In this moment of intensified focus on increasing SROs in schools, it’s essential to understand what the research tells us about their impact. That is, what benefits do they bring to school communities and what cautionary measures must be in place to ensure the safety, humanity, and developmental understanding of students. We’ve seen what happens when their presence goes wrong, such as what happened in South Carolina where an SRO slammed a Black student to the floor.
Research is clear that SROs can be essential to school security and a sense of safety for those in schools. However, research also shows that for certain populations (e.g., students of color and students with disabilities), SROs can contribute to a school-to-prison pipeline. For instance, SROs can advance disproportionate and “unnecessary” arrests of particular students rather than utilizing restorative practices and providing deeper levels of empathy for students, families, and communities.
I have been conducting research in schools across the United States since 1998. I was also a high school English teacher and a community college instructor. I have taught in universities across the nation and at one in Canada. I have observed that in high-poverty, low-resourced schools with large numbers of students of color, SROs send the message that their work is to protect students from each other and to protect teachers and other adults in the school from students. Noticeably, in better-resourced schools with larger numbers of white students, SROs are viewed as those who protect those in the school from outsiders.
This cognitive shift in the role of SROs is significant.
As districts across the country work to increase the presence of SROs, it is important to remember that simply having an additional body in a school is not sufficient.

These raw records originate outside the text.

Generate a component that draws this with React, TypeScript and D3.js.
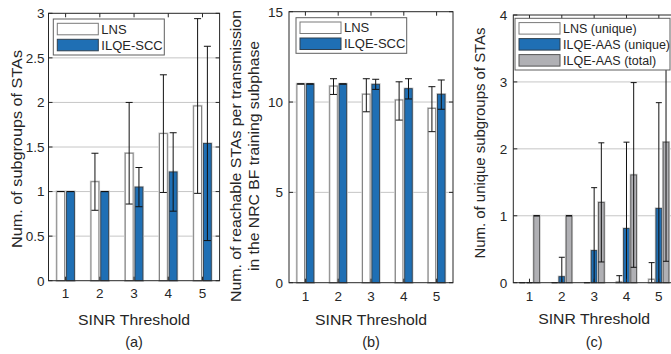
import * as d3 from "d3";
import React, { useEffect, useRef } from "react";

const thresholds = [1, 2, 3, 4, 5];

// (a) number of subgroups of STAs
const lnsSubgroups = [1.0, 1.11, 1.43, 1.65, 1.96];
const lnsSubgroupsLo = [1.0, 0.79, 0.86, 0.99, 0.98];
const lnsSubgroupsHi = [1.0, 1.43, 2.0, 2.31, 2.94];
const sccSubgroups = [1.0, 1.0, 1.05, 1.22, 1.54];
const sccSubgroupsLo = [1.0, 1.0, 0.83, 0.78, 0.45];
const sccSubgroupsHi = [1.0, 1.0, 1.27, 1.66, 2.63];

// (b) reachable STAs per transmission
const lnsReach = [11.0, 10.88, 10.43, 10.11, 9.65];
const lnsReachLo = [11.0, 10.42, 9.46, 9.0, 8.36];
const lnsReachHi = [11.0, 11.29, 11.29, 11.12, 10.85];
const sccReach = [11.0, 11.0, 10.98, 10.74, 10.43];
const sccReachLo = [11.0, 11.0, 10.7, 10.17, 9.6];
const sccReachHi = [11.0, 11.0, 11.26, 11.29, 11.22];

// (c) unique subgroups (null = lower whisker clipped at axis)
const lnsUnique = [0, 0, 0, 0.01, 0.05];
const lnsUniqueLo = [0, 0, 0, null, null];
const lnsUniqueHi = [0, 0, 0, 0.105, 0.3];
const aasUnique = [0, 0.09, 0.48, 0.81, 1.11];
const aasUniqueLo = [0, null, null, null, null];
const aasUniqueHi = [0, 0.38, 1.42, 2.1, 2.69];
const aasTotal = [1.0, 1.0, 1.2, 1.61, 2.1];
const aasTotalLo = [1.0, 1.0, 0.31, 0.23, 0.32];
const aasTotalHi = [1.0, 1.0, 2.09, 2.99, 3.88];

const BLUE = "#1f6fb4";
const GRAY = "#b0b0b4";
const INK = "#262626";
const FONT = "'Liberation Sans', Arial, sans-serif";

const white = { fill: "#ffffff", edge: "#7a7a7a" };
const blue = { fill: BLUE, edge: "#30404f" };
const gray = { fill: GRAY, edge: "#555555" };

const panels = [
  {
    left: 48.5, right: 219.6, top: 13.3, bottom: 280.7,
    yMax: 3, yStep: 0.5, tickGap: 4, xTickY: 297.5, xLabelY: 325,
    ylabel: ["Num. of subgroups of STAs"], ylabelLen: [198], ylabelX: 22, ylabelY: 149, ylabelSize: 15.5,
    caption: "(a)", cap: 3.5,
    legend: { x: 53.3, y: 19, w: 111, h: 36, size: 13 },
    series: [
      { name: "LNS", ...white, mean: lnsSubgroups, lo: lnsSubgroupsLo, hi: lnsSubgroupsHi },
      { name: "ILQE-SCC", ...blue, mean: sccSubgroups, lo: sccSubgroupsLo, hi: sccSubgroupsHi },
    ],
  },
  {
    left: 289, right: 453, top: 11.7, bottom: 282.7,
    yMax: 15, yStep: 5, tickGap: 6, xTickY: 301, xLabelY: 325,
    ylabel: ["Num. of reachable STAs per transmission", "in the NRC BF training subphase"],
    ylabelLen: [292, 230], ylabelX: 240.5, ylabelY: 156, ylabelSize: 15.5,
    caption: "(b)", cap: 3.5,
    legend: { x: 296, y: 17.7, w: 110.7, h: 35.6, size: 13 },
    series: [
      { name: "LNS", ...white, mean: lnsReach, lo: lnsReachLo, hi: lnsReachHi },
      { name: "ILQE-SCC", ...blue, mean: sccReach, lo: sccReachLo, hi: sccReachHi },
    ],
  },
  {
    left: 513.3, right: 675, top: 15, bottom: 282.7,
    yMax: 4, yStep: 1, tickGap: 6, xTickY: 301, xLabelY: 324,
    ylabel: ["Num. of unique subgroups of STAs"], ylabelLen: [231], ylabelX: 484.5, ylabelY: 143, ylabelSize: 14.5,
    caption: "(c)", cap: 3,
    legend: { x: 515, y: 18.3, w: 155, h: 51.7, size: 12.5 },
    series: [
      { name: "LNS (unique)", ...white, mean: lnsUnique, lo: lnsUniqueLo, hi: lnsUniqueHi },
      { name: "ILQE-AAS (unique)", ...blue, mean: aasUnique, lo: aasUniqueLo, hi: aasUniqueHi },
      { name: "ILQE-AAS (total)", ...gray, mean: aasTotal, lo: aasTotalLo, hi: aasTotalHi },
    ],
  },
];

function drawPanel(root: any, p: any) {
  const x = d3.scaleLinear().domain([0.5, 5.5]).range([p.left, p.right]);
  const y = d3.scaleLinear().domain([0, p.yMax]).range([p.bottom, p.top]);
  const g = root.append("g");
  const yTicks = d3.range(0, p.yMax + p.yStep / 2, p.yStep);

  // grid
  g.append("g")
    .selectAll("line")
    .data(yTicks.slice(1, -1))
    .join("line")
    .attr("x1", p.left).attr("x2", p.right)
    .attr("y1", (d: number) => y(d)).attr("y2", (d: number) => y(d))
    .attr("stroke", "#c6c6c6").attr("stroke-width", 1);

  // grouped bars, MATLAB-style spacing
  const n = p.series.length;
  const gw = Math.min(0.8, n / (n + 1.5));
  const slot = gw / n;
  const bw = slot * 0.8;
  const offsets = p.series.map((_: any, i: number) => -gw / 2 + slot * (i + 0.5));

  p.series.forEach((s: any, i: number) => {
    const bars = g.append("g");
    const rect = (sel: any) =>
      sel
        .attr("x", (_: any, j: number) => x(thresholds[j] + offsets[i] - bw / 2))
        .attr("width", x(bw) - x(0))
        .attr("y", (d: number) => y(d))
        .attr("height", (d: number) => y(0) - y(d));
    bars.selectAll("rect.halo").data(s.mean).join("rect").attr("class", "halo")
      .call(rect).attr("fill", "none").attr("stroke", "#cdcdcd").attr("stroke-width", 2.4);
    bars.selectAll("rect.bar").data(s.mean).join("rect").attr("class", "bar")
      .call(rect).attr("fill", s.fill).attr("stroke", s.edge).attr("stroke-width", 0.9);
  });

  // error bars
  p.series.forEach((s: any, i: number) => {
    const eb = g.append("g").attr("stroke", "#111").attr("stroke-width", 1);
    s.mean.forEach((_: number, j: number) => {
      const cx = x(thresholds[j] + offsets[i]);
      const lo = s.lo[j];
      const yHi = y(s.hi[j]);
      const yLo = lo === null ? y(0) : y(lo);
      eb.append("line").attr("x1", cx).attr("x2", cx).attr("y1", yHi).attr("y2", yLo);
      eb.append("line").attr("x1", cx - p.cap).attr("x2", cx + p.cap).attr("y1", yHi).attr("y2", yHi);
      if (lo !== null)
        eb.append("line").attr("x1", cx - p.cap).attr("x2", cx + p.cap).attr("y1", yLo).attr("y2", yLo);
    });
  });

  // axes box + inward ticks
  const ax = g.append("g").attr("stroke", INK).attr("stroke-width", 1).attr("fill", "none");
  ax.append("rect").attr("x", p.left).attr("y", p.top)
    .attr("width", p.right - p.left).attr("height", p.bottom - p.top);
  thresholds.forEach((t) => {
    ax.append("line").attr("x1", x(t)).attr("x2", x(t)).attr("y1", p.bottom).attr("y2", p.bottom - 4);
    ax.append("line").attr("x1", x(t)).attr("x2", x(t)).attr("y1", p.top).attr("y2", p.top + 4);
  });
  yTicks.forEach((v: number) => {
    ax.append("line").attr("x1", p.left).attr("x2", p.left + 4).attr("y1", y(v)).attr("y2", y(v));
    ax.append("line").attr("x1", p.right).attr("x2", p.right - 4).attr("y1", y(v)).attr("y2", y(v));
  });

  const txt = g.append("g").attr("fill", INK).attr("font-family", FONT);
  txt.selectAll("text.yt").data(yTicks).join("text")
    .attr("x", p.left - p.tickGap).attr("y", (d: number) => y(d)).attr("dy", "0.36em")
    .attr("text-anchor", "end").attr("font-size", 13.5).text((d: number) => String(d));
  txt.selectAll("text.xt").data(thresholds).join("text")
    .attr("x", (d: number) => x(d)).attr("y", p.xTickY)
    .attr("text-anchor", "middle").attr("font-size", 13.5).text((d: number) => String(d));

  const cx = (p.left + p.right) / 2;
  txt.append("text").attr("x", cx).attr("y", p.xLabelY).attr("text-anchor", "middle")
    .attr("font-size", 15.5).attr("textLength", 112).attr("lengthAdjust", "spacingAndGlyphs")
    .text("SINR Threshold");
  txt.append("text").attr("x", cx).attr("y", 346.5).attr("text-anchor", "middle")
    .attr("font-size", 14.5).text(p.caption);

  const yl = txt.append("g").attr("transform", `translate(${p.ylabelX},${p.ylabelY}) rotate(-90)`);
  p.ylabel.forEach((line: string, k: number) => {
    yl.append("text").attr("x", 0).attr("y", k * 18.5).attr("text-anchor", "middle")
      .attr("font-size", p.ylabelSize).attr("textLength", p.ylabelLen[k])
      .attr("lengthAdjust", "spacingAndGlyphs").text(line);
  });

  // legend
  const L = p.legend;
  const lg = g.append("g");
  lg.append("rect").attr("x", L.x).attr("y", L.y).attr("width", L.w).attr("height", L.h)
    .attr("fill", "#fff").attr("stroke", "#5e5e5e").attr("stroke-width", 1);
  p.series.forEach((s: any, i: number) => {
    const ry = L.y + 4.3 + i * 16;
    lg.append("rect").attr("x", L.x + 4).attr("y", ry).attr("width", 41).attr("height", 11.5)
      .attr("fill", s.fill).attr("stroke", s.edge).attr("stroke-width", 1);
    lg.append("text").attr("x", L.x + 48).attr("y", ry + 5.75).attr("dy", "0.36em")
      .attr("font-family", FONT).attr("font-size", L.size).attr("fill", INK).text(s.name);
  });
}

export default function App() {
  const ref = useRef<SVGSVGElement>(null);
  useEffect(() => {
    const svg = d3.select(ref.current);
    svg.selectAll("*").remove();
    svg.append("rect").attr("width", 671).attr("height", 354).attr("fill", "#fff");
    panels.forEach((p) => drawPanel(svg, p));
  }, []);
  return (
    <svg
      ref={ref}
      width={671}
      height={354}
      style={{ position: "absolute", left: 0, top: 0, display: "block" }}
    />
  );
}
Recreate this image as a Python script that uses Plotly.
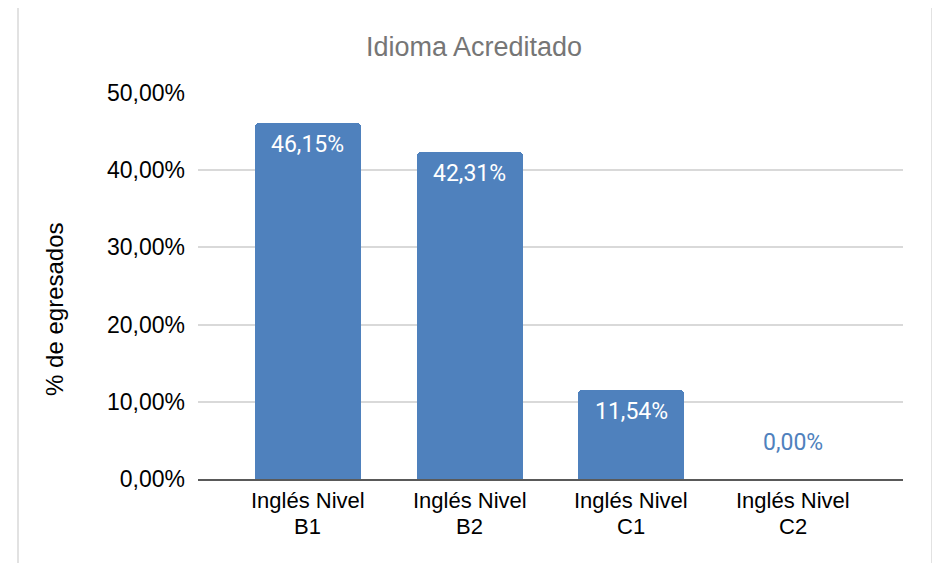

Students and adults alike are less anxious when they feel safe and are not under constant surveillance within their own community. As the numbers of SROs increase, their training must incorporate the capability to understand:
- Schools as places of human improvement. Young people deserve multiple opportunities to “get it right.” So SROs must see their work as part of helping students grow.
- Child development. Students are not adults in younger bodies. They require SROs with patience, empathy, and knowledge about how children’s brains work.
- Diversity. Student needs vary based on their realities outside and inside of school.
- Restorative over punishment practices. Young people should understand how their harm and the harm of others can be addressed through discourse, relationship building, and authentic apology to improve their own and a collective school environment. To do this, SROs must understand fundamental differences between punishment and disciplinary practices.
- Mental and psychological health. Student behavior is greatly influenced by their mindset, support, and the tools provided to them to help them recognize their mental state and enable them to respond appropriately to challenges. SROs must maintain their own mental and psychological health as they help recognize and cultivate health among others in school.
- How to build and sustain relationships. Students should see SROs as part of a community effort to protect, serve, and improve their learning opportunities and experiences. To do this, schools and SROs must create and participate in opportunities to learn about and build relationships with students, such as having informal conversations with them and attending school functions where young people are showcased (e.g., sporting events and theater).
As we move into this new academic year, I strongly encourage a press for SROs to be one of support and safety within the community where students are not treated as prisoners who must be kept in line. The SRO should be integrated into the school community to recognize and help support developmental needs and assets of young people as we work collectively to create safe and more humanizing communities.